I'll bought the same board, and am somewhat disappointed by this news. Do you happen to have the name of the gcc branch on hand so I can get that going when the thing arrives?
Together with some assembly macros to allow writing in a subset of rvv 1.0 that also works on rvv 0.7.1 (source compatible, but not binary compatible. [0]
There is also the xuantie toolchain that does support intrinsic and some sort of autovectorization, I think. But I haven't used that one, and it won't be as good as upstream gcc/llvm. [1]
Other than the CanMV-K230 (Kendryte K230, single 1.6 GHz C908 core implementing RVV) which just started shipping in the last two weeks, every RISC-V board with RVV has either C906 or C910 cores which implement draft 0.7.1.
Those CPU cores were announced in mid 2019 (when RVV 0.7.1 was the current draft) and boards using them start arriving in mid to late 2021.
RVV 1.0 boards will start arriving in force next year, probably starting with the StarFive JH8110 SoC, and (apparently, though I'm not sure I believe it) an update of the SG2042 in the Pioneer, and also the 16 core (but faster cores) SG2380.
> Do you happen to have the name of the gcc branch
The branch has been deleted from the official repo. I have a snapshot on my github:
Note that it is primarily binutils which understands RVV 0.7.1. GCC understands it only to the extent of accepting "v" in "-march" and passing the right flags to the assembler. This enables using the gcc driver to build .s files and inline RVV asm in C. There is no support for RVV intrinsic functions or auto-vectorisation.

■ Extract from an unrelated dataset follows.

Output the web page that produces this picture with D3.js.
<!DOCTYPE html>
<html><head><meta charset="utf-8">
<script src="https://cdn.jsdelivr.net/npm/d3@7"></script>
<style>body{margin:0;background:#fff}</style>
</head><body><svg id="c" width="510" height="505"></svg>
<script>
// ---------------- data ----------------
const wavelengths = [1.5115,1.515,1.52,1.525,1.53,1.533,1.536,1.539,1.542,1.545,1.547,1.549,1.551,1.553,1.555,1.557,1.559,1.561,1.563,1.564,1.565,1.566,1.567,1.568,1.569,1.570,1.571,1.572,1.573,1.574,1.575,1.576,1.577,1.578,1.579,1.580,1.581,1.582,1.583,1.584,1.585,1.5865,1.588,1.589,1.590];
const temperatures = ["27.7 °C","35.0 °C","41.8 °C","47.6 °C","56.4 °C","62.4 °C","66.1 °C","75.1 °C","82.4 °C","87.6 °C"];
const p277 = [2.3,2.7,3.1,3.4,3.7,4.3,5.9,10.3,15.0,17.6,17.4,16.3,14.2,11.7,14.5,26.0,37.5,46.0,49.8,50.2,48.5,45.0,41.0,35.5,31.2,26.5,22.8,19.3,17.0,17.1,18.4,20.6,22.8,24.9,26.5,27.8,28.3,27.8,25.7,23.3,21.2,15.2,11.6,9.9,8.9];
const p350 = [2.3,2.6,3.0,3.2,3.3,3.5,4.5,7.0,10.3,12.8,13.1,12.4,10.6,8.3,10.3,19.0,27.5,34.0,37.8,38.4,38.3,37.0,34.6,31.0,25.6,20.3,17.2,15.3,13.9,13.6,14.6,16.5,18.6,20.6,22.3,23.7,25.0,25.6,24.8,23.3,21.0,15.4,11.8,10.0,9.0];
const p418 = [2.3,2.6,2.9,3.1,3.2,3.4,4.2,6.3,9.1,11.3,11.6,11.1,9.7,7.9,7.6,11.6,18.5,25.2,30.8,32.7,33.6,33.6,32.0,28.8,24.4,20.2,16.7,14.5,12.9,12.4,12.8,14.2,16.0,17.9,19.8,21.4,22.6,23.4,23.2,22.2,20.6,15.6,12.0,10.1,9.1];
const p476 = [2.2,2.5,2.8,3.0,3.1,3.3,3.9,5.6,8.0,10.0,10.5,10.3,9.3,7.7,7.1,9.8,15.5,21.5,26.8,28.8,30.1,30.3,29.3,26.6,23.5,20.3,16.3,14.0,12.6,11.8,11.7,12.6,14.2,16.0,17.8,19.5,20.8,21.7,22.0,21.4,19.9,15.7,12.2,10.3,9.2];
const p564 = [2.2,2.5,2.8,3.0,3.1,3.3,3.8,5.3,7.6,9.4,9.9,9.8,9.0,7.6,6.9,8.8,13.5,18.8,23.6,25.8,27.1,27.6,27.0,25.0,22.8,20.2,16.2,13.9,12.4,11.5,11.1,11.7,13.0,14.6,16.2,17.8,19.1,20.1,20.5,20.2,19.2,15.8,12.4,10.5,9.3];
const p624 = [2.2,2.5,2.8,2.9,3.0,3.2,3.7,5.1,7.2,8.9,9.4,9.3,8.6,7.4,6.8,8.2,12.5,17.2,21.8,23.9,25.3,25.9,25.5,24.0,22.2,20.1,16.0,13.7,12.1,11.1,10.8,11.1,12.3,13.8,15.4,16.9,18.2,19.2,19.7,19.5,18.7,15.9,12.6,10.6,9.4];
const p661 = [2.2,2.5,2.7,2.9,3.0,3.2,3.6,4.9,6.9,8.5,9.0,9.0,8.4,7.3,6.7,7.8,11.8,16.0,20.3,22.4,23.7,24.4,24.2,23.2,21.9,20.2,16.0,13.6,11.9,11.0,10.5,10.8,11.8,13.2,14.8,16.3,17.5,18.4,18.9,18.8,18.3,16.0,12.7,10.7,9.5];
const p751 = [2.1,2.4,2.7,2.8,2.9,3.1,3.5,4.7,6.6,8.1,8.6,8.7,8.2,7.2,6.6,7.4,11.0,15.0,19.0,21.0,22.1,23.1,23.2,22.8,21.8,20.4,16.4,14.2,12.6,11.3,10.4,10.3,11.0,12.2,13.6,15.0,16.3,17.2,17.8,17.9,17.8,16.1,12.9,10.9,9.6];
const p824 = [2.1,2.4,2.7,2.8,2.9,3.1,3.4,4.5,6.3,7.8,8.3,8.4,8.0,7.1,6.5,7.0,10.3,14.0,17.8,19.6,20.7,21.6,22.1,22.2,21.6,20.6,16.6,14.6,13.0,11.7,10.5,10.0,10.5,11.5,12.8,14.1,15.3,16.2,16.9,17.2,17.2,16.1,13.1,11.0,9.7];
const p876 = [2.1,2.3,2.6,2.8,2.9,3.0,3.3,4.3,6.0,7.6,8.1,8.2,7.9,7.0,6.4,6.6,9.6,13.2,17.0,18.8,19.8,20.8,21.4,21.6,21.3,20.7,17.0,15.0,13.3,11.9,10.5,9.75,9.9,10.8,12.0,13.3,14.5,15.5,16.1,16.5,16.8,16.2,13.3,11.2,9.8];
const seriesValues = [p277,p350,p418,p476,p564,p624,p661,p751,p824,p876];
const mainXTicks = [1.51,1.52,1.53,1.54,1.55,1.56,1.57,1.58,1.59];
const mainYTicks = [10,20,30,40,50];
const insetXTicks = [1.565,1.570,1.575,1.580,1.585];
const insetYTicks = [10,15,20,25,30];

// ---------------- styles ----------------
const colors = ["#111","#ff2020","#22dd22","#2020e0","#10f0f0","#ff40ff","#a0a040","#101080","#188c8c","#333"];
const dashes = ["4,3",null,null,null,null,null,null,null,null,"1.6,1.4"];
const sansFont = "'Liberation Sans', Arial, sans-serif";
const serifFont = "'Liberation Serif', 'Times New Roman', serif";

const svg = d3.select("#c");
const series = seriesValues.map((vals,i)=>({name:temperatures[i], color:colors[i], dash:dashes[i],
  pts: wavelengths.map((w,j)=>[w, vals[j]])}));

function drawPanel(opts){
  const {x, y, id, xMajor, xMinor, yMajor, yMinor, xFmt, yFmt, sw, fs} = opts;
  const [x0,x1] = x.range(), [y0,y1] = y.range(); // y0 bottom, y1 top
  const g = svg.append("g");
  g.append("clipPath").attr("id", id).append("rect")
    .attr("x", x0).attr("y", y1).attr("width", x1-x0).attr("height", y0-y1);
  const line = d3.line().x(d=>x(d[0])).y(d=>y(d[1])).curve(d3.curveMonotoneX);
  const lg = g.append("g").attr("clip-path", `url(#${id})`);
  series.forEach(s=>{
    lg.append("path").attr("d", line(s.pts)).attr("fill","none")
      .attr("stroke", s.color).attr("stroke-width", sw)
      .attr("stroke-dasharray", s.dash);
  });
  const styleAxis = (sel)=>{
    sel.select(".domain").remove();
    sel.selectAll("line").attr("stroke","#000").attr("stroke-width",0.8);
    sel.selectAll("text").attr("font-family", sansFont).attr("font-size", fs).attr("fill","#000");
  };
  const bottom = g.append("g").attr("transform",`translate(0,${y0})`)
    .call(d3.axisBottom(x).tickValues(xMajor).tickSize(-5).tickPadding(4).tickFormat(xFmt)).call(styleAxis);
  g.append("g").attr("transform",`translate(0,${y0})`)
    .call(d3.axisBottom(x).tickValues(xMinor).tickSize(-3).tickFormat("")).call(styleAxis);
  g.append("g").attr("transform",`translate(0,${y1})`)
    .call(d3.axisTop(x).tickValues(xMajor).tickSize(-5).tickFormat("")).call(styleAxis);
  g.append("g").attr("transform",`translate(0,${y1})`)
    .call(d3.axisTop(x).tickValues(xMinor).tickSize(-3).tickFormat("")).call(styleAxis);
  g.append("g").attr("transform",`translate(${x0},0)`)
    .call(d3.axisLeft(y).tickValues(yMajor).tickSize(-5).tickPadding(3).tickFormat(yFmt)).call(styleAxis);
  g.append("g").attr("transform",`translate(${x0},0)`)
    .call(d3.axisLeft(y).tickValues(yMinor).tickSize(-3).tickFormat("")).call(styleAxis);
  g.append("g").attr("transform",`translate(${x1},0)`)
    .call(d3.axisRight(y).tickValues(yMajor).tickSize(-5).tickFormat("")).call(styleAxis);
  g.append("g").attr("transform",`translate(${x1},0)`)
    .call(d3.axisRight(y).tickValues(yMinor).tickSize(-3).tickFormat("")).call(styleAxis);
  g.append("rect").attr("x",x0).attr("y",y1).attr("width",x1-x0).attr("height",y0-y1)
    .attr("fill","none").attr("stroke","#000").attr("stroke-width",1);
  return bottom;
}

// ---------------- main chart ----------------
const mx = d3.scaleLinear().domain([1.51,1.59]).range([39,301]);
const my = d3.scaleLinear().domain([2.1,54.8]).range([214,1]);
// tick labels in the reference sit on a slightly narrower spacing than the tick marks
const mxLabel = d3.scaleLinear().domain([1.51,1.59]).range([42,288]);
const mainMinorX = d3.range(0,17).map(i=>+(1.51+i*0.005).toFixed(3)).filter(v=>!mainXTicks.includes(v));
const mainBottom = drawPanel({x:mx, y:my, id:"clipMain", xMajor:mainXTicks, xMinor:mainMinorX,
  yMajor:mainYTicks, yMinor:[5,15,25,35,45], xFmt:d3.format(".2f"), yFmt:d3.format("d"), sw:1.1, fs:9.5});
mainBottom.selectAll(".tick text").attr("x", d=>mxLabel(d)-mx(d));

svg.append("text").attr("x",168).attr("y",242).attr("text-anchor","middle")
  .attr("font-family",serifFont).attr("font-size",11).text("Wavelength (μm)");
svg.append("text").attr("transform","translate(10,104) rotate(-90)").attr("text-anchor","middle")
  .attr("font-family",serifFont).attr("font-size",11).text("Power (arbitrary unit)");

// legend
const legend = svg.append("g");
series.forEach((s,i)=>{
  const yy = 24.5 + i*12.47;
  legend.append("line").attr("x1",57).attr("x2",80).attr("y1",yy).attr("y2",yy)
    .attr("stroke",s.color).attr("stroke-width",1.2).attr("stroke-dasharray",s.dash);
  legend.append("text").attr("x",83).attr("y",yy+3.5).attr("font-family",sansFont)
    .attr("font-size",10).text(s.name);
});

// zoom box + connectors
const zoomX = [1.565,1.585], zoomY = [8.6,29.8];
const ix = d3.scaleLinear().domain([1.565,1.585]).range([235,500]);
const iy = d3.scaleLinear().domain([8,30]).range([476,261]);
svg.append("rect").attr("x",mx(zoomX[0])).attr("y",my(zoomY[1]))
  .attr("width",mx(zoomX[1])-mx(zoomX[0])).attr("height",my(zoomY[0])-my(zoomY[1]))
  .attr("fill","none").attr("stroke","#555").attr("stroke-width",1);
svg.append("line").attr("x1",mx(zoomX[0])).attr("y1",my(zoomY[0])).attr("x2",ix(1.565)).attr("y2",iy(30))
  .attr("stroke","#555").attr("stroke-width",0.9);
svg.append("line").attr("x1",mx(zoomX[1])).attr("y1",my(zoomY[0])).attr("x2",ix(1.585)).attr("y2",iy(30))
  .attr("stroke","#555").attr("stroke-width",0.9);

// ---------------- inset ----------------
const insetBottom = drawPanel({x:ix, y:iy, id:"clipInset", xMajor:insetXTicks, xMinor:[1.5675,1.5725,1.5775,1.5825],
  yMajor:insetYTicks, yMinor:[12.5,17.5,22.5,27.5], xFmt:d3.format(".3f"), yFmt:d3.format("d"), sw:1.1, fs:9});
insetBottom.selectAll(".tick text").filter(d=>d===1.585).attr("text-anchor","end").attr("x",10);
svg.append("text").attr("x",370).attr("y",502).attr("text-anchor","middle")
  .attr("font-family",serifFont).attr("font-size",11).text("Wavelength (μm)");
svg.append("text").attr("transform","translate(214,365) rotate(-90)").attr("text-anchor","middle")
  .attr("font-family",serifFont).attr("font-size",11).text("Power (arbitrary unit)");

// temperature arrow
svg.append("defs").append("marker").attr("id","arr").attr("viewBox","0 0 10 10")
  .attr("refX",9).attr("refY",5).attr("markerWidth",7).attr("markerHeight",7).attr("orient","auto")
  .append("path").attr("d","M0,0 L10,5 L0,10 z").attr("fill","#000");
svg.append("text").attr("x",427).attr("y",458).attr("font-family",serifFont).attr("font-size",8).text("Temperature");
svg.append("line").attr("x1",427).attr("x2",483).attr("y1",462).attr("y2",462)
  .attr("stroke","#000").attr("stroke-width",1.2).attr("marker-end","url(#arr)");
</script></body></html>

It's also a somewhat old gcc. I use it to build .o files from assembly language, and then link them with C compiled by a newer gcc or llvm. Or not, most of the time gcc 9 is fine.
THead have RVV 0.7.1 support in newer gcc, but I haven't been tracking that closely.
https://github.com/riscv/sail-riscv/commit/c90cf2e6eff5fa4ef...
I expect that this will help stabilise compiler support and facilitate other RISC-V extensions, like RISC-V Vector Crypto, also to progress.